— START Information given —

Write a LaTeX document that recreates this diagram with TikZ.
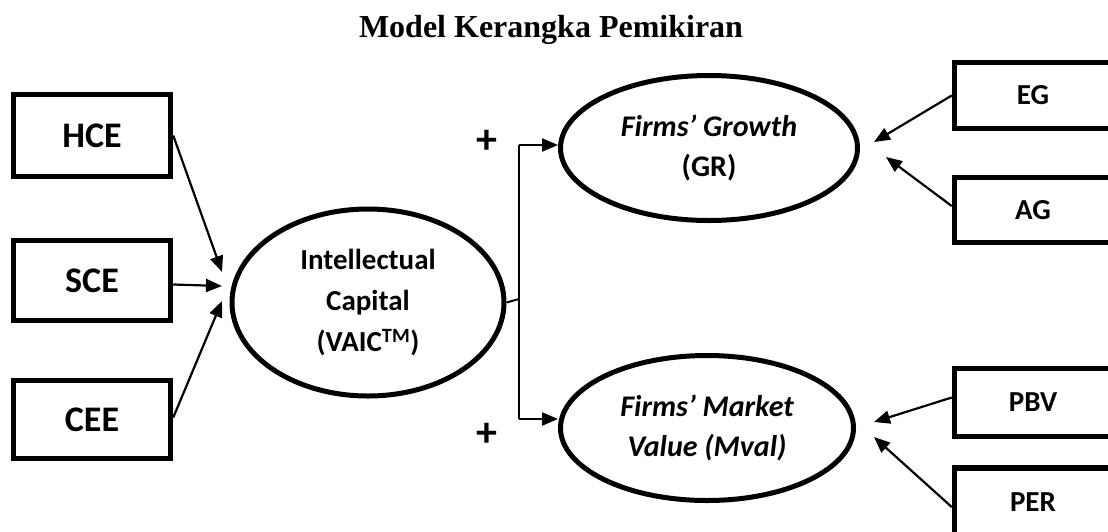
\documentclass[tikz,border=0pt]{standalone}
\usepackage{fontspec}
\setmainfont{Carlito}
\newfontfamily\titlefont{Liberation Serif}
\usetikzlibrary{arrows.meta,shapes.geometric}
\tikzset{
  box/.style={draw, line width=5.5pt, minimum width=157pt, inner sep=0pt, font=\fontsize{36}{40}\selectfont\bfseries},
  rbox/.style={draw, line width=5.5pt, minimum width=157pt, inner sep=0pt, font=\fontsize{29}{32}\selectfont\bfseries},
  oval/.style={draw, ellipse, line width=5pt, inner sep=0pt, align=center},
  arr/.style={line width=2.2pt, -{Triangle[length=16pt,width=13pt]}},
  link/.style={line width=2pt},
  plus/.style={font=\fontsize{42}{44}\selectfont\bfseries, inner sep=0pt}
}
\begin{document}
\begin{tikzpicture}[x=1pt,y=-1pt]
\path[use as bounding box] (0,0) rectangle (1108,531);
\clip (0,0) rectangle (1108,531);

\node[font=\titlefont\bfseries\fontsize{32}{38}\selectfont, anchor=base] (title) at (551,37) {Model Kerangka Pemikiran};

% left boxes
\node[box, minimum height=82pt] (HCE) at (92,135.5) {HCE};
\node[box, minimum height=80pt] (SCE) at (92,280.5) {SCE};
\node[box, minimum height=78pt] (CEE) at (92,419.5) {CEE};

% ellipses
\node[oval, minimum width=272pt, minimum height=187pt, font=\fontsize{29}{41}\selectfont\bfseries] (IC) at (368,302.5) {Intellectual\\Capital\\(VAIC\textsuperscript{TM})};
\node[oval, minimum width=297pt, minimum height=145pt, font=\fontsize{30}{40}\selectfont\bfseries] (GR) at (709,148) {\textit{Firms’ Growth}\\(GR)};
\node[oval, minimum width=293pt, minimum height=145pt, font=\fontsize{30}{40}\selectfont\bfseries\itshape] (MV) at (707,428) {Firms’ Market\\Value (Mval)};

% right boxes
\node[rbox, minimum height=66pt] (EG) at (1033,95.5) {EG};
\node[rbox, minimum height=65pt] (AG) at (1033,210) {AG};
\node[rbox, minimum height=68pt] (PBV) at (1033,402.5) {PBV};
\node[rbox, minimum height=68pt] (PER) at (1033,502) {PER};

% plus signs
\node[plus] (p1) at (487,142) {+};
\node[plus] (p2) at (487,435) {+};

% arrow tips (free ends)
\coordinate (t1) at (222,272);
\coordinate (t2) at (222,286);
\coordinate (t3) at (222,301);
\coordinate (r1) at (874,142);
\coordinate (r2) at (886,157);
\coordinate (r3) at (874,422);
\coordinate (r4) at (874,437);

% left arrows
\draw[arr] (HCE.east) -- (t1);
\draw[arr] ([yshift=-4pt]SCE.east) -- (t2);
\draw[arr] ([yshift=2pt]CEE.east) -- (t3);

% branch
\coordinate (j) at (519,299);
\coordinate (jt) at (519,145);
\coordinate (jb) at (519,419);
\draw[link] (IC.east) -- (j);
\draw[link] (jt) -- (jb);
\draw[arr] (jt) -- (GR.west |- jt);
\draw[arr] (jb) -- (MV.west |- jb);

% right arrows
\draw[arr] (EG.west) -- (r1);
\draw[arr] ([yshift=4pt]AG.west) -- (r2);
\draw[arr] ([yshift=5pt]PBV.west) -- (r3);
\draw[arr] ([yshift=-5pt]PER.west) -- (r4);
\end{tikzpicture}
\end{document}
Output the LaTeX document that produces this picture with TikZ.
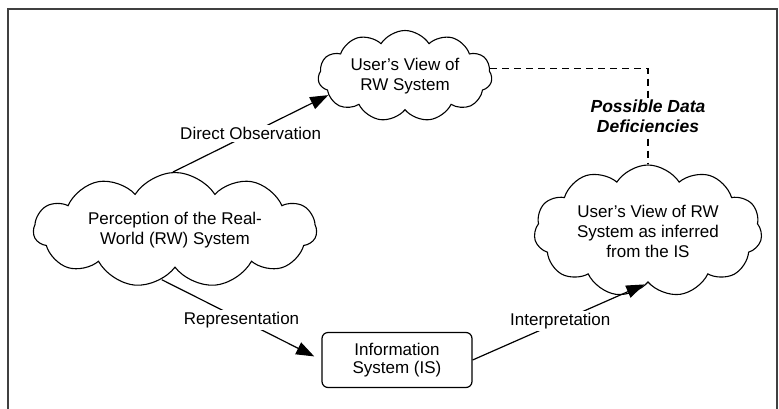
\documentclass[tikz,border=0pt]{standalone}
\usepackage{fontspec}
\setmainfont{Liberation Sans}
\usetikzlibrary{shapes.symbols,arrows.meta}
\begin{document}
\begin{tikzpicture}[x=1pt,y=-1pt,
  cloudnode/.style={cloud, cloud puffs=11, cloud puff arc=115, cloud ignores aspect, draw, line width=1.1pt, inner sep=0pt, align=center, font=\fontsize{17}{20}\selectfont},
  boxnode/.style={draw, rounded corners=6pt, line width=1.2pt, minimum width=150pt, minimum height=55pt, align=center, inner sep=0pt, font=\fontsize{17}{18.5}\selectfont},
  arr/.style={line width=1.2pt, -{Triangle[length=18pt,width=13pt]}},
  lbl/.style={fill=white, inner sep=2pt, font=\fontsize{17}{20}\selectfont},
  dlbl/.style={fill=white, inner sep=2pt, align=center, font=\fontsize{17.5}{20}\selectfont\bfseries\itshape},
  framestyle/.style={line width=2pt, draw=black!75},
  dashline/.style={line width=1.5pt, dash pattern=on 7pt off 5pt}
]
\useasboundingbox (0,0) rectangle (779,408);
\draw[framestyle] (8,410) -- (8,9) -- (777,9) -- (777,410);

\node[cloudnode, minimum width=174pt, minimum height=91pt] (top) at (405,76) {User's View of\\RW System};
\node[cloudnode, minimum width=283pt, minimum height=115pt] (left) at (175,230) {Perception of the Real-\\World (RW) System};
\node[cloudnode, minimum width=228pt, minimum height=132pt] (right) at (648,231) {User's View of RW\\System as inferred\\from the IS};
\node[boxnode] (is) at (397,360) {Information\\System (IS)};

\draw[arr] (left.92) -- node[lbl]{Direct Observation} (top.194);
\draw[arr, shorten >=8pt] (left.255) -- node[lbl]{Representation} (is.west);
\draw[arr, shorten >=4pt] (is.east) -- node[lbl]{Interpretation} (right.south);
\draw[dashline] (top.5) -| node[dlbl, pos=0.75]{Possible Data\\Deficiencies} (right.north);
\end{tikzpicture}
\end{document}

— END Information given —

*Work to be completed*
Omit the pictures and output all of the other material exactly.

*Output of the exercise*
Write a LaTeX document that recreates this diagram with TikZ.
\documentclass[tikz,border=0pt]{standalone}
\usepackage{fontspec}
\setmainfont{Carlito}
\newfontfamily\titlefont{Liberation Serif}
\usetikzlibrary{arrows.meta,shapes.geometric}
\tikzset{
  box/.style={draw, line width=5.5pt, minimum width=157pt, inner sep=0pt, font=\fontsize{36}{40}\selectfont\bfseries},
  rbox/.style={draw, line width=5.5pt, minimum width=157pt, inner sep=0pt, font=\fontsize{29}{32}\selectfont\bfseries},
  oval/.style={draw, ellipse, line width=5pt, inner sep=0pt, align=center},
  arr/.style={line width=2.2pt, -{Triangle[length=16pt,width=13pt]}},
  link/.style={line width=2pt},
  plus/.style={font=\fontsize{42}{44}\selectfont\bfseries, inner sep=0pt}
}
\begin{document}
\begin{tikzpicture}[x=1pt,y=-1pt]
\path[use as bounding box] (0,0) rectangle (1108,531);
\clip (0,0) rectangle (1108,531);

\node[font=\titlefont\bfseries\fontsize{32}{38}\selectfont, anchor=base] (title) at (551,37) {Model Kerangka Pemikiran};

% left boxes
\node[box, minimum height=82pt] (HCE) at (92,135.5) {HCE};
\node[box, minimum height=80pt] (SCE) at (92,280.5) {SCE};
\node[box, minimum height=78pt] (CEE) at (92,419.5) {CEE};

% ellipses
\node[oval, minimum width=272pt, minimum height=187pt, font=\fontsize{29}{41}\selectfont\bfseries] (IC) at (368,302.5) {Intellectual\\Capital\\(VAIC\textsuperscript{TM})};
\node[oval, minimum width=297pt, minimum height=145pt, font=\fontsize{30}{40}\selectfont\bfseries] (GR) at (709,148) {\textit{Firms’ Growth}\\(GR)};
\node[oval, minimum width=293pt, minimum height=145pt, font=\fontsize{30}{40}\selectfont\bfseries\itshape] (MV) at (707,428) {Firms’ Market\\Value (Mval)};

% right boxes
\node[rbox, minimum height=66pt] (EG) at (1033,95.5) {EG};
\node[rbox, minimum height=65pt] (AG) at (1033,210) {AG};
\node[rbox, minimum height=68pt] (PBV) at (1033,402.5) {PBV};
\node[rbox, minimum height=68pt] (PER) at (1033,502) {PER};

% plus signs
\node[plus] (p1) at (487,142) {+};
\node[plus] (p2) at (487,435) {+};

% arrow tips (free ends)
\coordinate (t1) at (222,272);
\coordinate (t2) at (222,286);
\coordinate (t3) at (222,301);
\coordinate (r1) at (874,142);
\coordinate (r2) at (886,157);
\coordinate (r3) at (874,422);
\coordinate (r4) at (874,437);

% left arrows
\draw[arr] (HCE.east) -- (t1);
\draw[arr] ([yshift=-4pt]SCE.east) -- (t2);
\draw[arr] ([yshift=2pt]CEE.east) -- (t3);

% branch
\coordinate (j) at (519,299);
\coordinate (jt) at (519,145);
\coordinate (jb) at (519,419);
\draw[link] (IC.east) -- (j);
\draw[link] (jt) -- (jb);
\draw[arr] (jt) -- (GR.west |- jt);
\draw[arr] (jb) -- (MV.west |- jb);

% right arrows
\draw[arr] (EG.west) -- (r1);
\draw[arr] ([yshift=4pt]AG.west) -- (r2);
\draw[arr] ([yshift=5pt]PBV.west) -- (r3);
\draw[arr] ([yshift=-5pt]PER.west) -- (r4);
\end{tikzpicture}
\end{document}
Output the LaTeX document that produces this picture with TikZ.
\documentclass[tikz,border=0pt]{standalone}
\usepackage{fontspec}
\setmainfont{Liberation Sans}
\usetikzlibrary{shapes.symbols,arrows.meta}
\begin{document}
\begin{tikzpicture}[x=1pt,y=-1pt,
  cloudnode/.style={cloud, cloud puffs=11, cloud puff arc=115, cloud ignores aspect, draw, line width=1.1pt, inner sep=0pt, align=center, font=\fontsize{17}{20}\selectfont},
  boxnode/.style={draw, rounded corners=6pt, line width=1.2pt, minimum width=150pt, minimum height=55pt, align=center, inner sep=0pt, font=\fontsize{17}{18.5}\selectfont},
  arr/.style={line width=1.2pt, -{Triangle[length=18pt,width=13pt]}},
  lbl/.style={fill=white, inner sep=2pt, font=\fontsize{17}{20}\selectfont},
  dlbl/.style={fill=white, inner sep=2pt, align=center, font=\fontsize{17.5}{20}\selectfont\bfseries\itshape},
  framestyle/.style={line width=2pt, draw=black!75},
  dashline/.style={line width=1.5pt, dash pattern=on 7pt off 5pt}
]
\useasboundingbox (0,0) rectangle (779,408);
\draw[framestyle] (8,410) -- (8,9) -- (777,9) -- (777,410);

\node[cloudnode, minimum width=174pt, minimum height=91pt] (top) at (405,76) {User's View of\\RW System};
\node[cloudnode, minimum width=283pt, minimum height=115pt] (left) at (175,230) {Perception of the Real-\\World (RW) System};
\node[cloudnode, minimum width=228pt, minimum height=132pt] (right) at (648,231) {User's View of RW\\System as inferred\\from the IS};
\node[boxnode] (is) at (397,360) {Information\\System (IS)};

\draw[arr] (left.92) -- node[lbl]{Direct Observation} (top.194);
\draw[arr, shorten >=8pt] (left.255) -- node[lbl]{Representation} (is.west);
\draw[arr, shorten >=4pt] (is.east) -- node[lbl]{Interpretation} (right.south);
\draw[dashline] (top.5) -| node[dlbl, pos=0.75]{Possible Data\\Deficiencies} (right.north);
\end{tikzpicture}
\end{document}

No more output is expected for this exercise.